Teaching: Opportunity in the Age of Intelligent Machines

Opportunity in the Age of Intelligent Machines, a class exploring the effects of AI.

Client
University of Michigan
Project Type
Teaching
Date
Sep 2019
 - 
Jan 2021
Services
Teaching, Course Design

SI 260: Opportunity in the Age of Intelligent Machines

For three of the four semesters of my Masters Degree at the University of Michigan School of Information, I worked as a Graduate Student Instructor for a class called Opportunity in the Age of Intelligent Machines. The concept of the course was to explore the effects of automation and artificial intelligence on society at large. The class was helmed by Walt Borland, a prolific entrepreneur who understood the business and economic implications of AI, who hired me as a GSI because I could bring my own technical background in the field to the class. The class, which had the tagline "what will you do when machines do everything," was a forward-looking survey course that covered the seismic changes that robotics, automation, and even basic labor-saving technology have brought about. The course was designed equip students with a compass with which to navigate their future careers and explore the nuances of algorithmic justice.

While teaching this course, I had a broad suite of responsibilities: teaching weekly seminars to 50 students, giving extensive feedback to student work, and perhaps most importantly, helping establish what narratives about the future would be appropriate for a course like this. Our students came from a broad range of disciplinary backgrounds, which means they entered our class with dozens of separate mental models of what automation is, what it is capable of with current technology, what it is being used for, and what it should be used for. Our mission as teachers was to teach students the facts about AI in order to empower them to forge their own ideas and opinions about what society ought to do about the challenges presented by widespread automation.

Pedagogy

Because of SI 260's nature as a survey course, it was designed using the Gameful Learning course model. In a typical college course, all assignments are mandatory, which means that students have the psychological experience of starting off at 100% in the class and gradually degrading their score as they make mistakes. In Gameful Learning, students may select from a broad range of point-scoring opportunities in pursuit of a certain set total for each letter grade. While both models have a certain amount of points that are required to hit a desired letter grade, the UX of Gameful Learning differs in a few really meaningful ways.

The biggest difference in the user experience of a Gameful class is the idea that every point scored is a net-positive event. In a classical college course, getting a 30% on a quiz is disastrous, while in a gameful learning class, those 3 points out of 10 still help contribute to the final total, and the missing 7 points could be achieved later via an optional assignment to make up for the poor quiz performance. This distinction was very important for student behavior- when learners knew that a low score was not the end of the road, they learned to take more risks, to try tasks that they might not be as good at, and to and experiment more with different types of assignments. Additionally, the flexibility offered by Gameful Learning allowed our students to focus on the aspects of our subject matter that excited them the most.

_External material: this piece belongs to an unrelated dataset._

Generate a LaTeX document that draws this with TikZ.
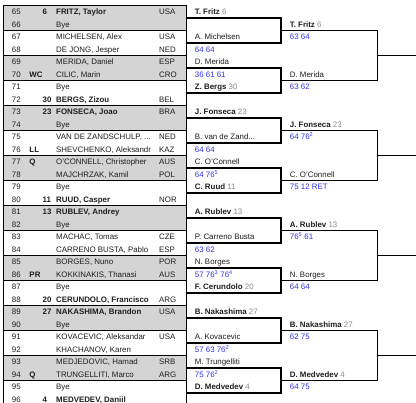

This pedagogy, and the hard work of our teaching team to make a nonlinear scoring system understandable and up-to-date, was a big success with students. In the fall of 2019, SI 260 received the strongest student evaluation scores of all the courses the University of Michigan School of Information.

Teaching about the future

It is a challenge to teach a class that is primarily about the future. Clearly, nobody knows what our future holds, and speculation about future technologies can never be more authoritative than pure speculation. Walt Borland, Chris Demundo (the other GSI) and I delivered a course that informed students about the present and past, then encouraged them to speculate about what kind of future they would want to help bring about.

For example, we spent a meaningful amount of class hours on the future of employment (and whether robots really are going to take all our jobs) but we conducted that investigation by reaching into the past. Automation threatening employment is not a new story! We explored the history of the Luddites who destroyed textile machinery in England and the hundreds of professional "calculators" that performed intricate math before computing became available.

Analysis of the present played a large role in the course design also - we examined the financial details of the "Big Four" companies in Silicon Valley: Apple, Amazon, Facebook, and Google, and discussed what nonlinear effects their investments in automation might have on their business models. We discussed privacy, antitrust concerns, data's treatment as a raw resource, international differences in AI policy, and the limits of what today's cutting-edge technology is really capable of accomplishing. Our students were brought up-to-speed about AI from business, technological, and governmental perspectives.

Armed with all this information, our students were invited to speculate about what futures they believed were possible. These speculative futures sparked engaging discussions and helped students to examine their deeply-held cultural priorities. We discussed the definition and purposes of labor, the concept of social safety nets, income inequality, and the existential terror of being outsmarted by a computer.

As a proponent of algorithmic justice (and justice in general), I was able to bring that perspective to the course design. Under my supervision, I ensured that my discussion section would have an antiracist focus. We discussed the ways in which automated decision-making enforces existing inequities, and the ways in which AI is often used to launder the racist value judgments of its creators into something that looks like "objectivity." I also centered themes of humanism and pluralism to undermine the expectation that AI can ever produce an answer that is best for everyone. This justice work is my largest contribution to the course design, and it's also the part that I'm the most proud about.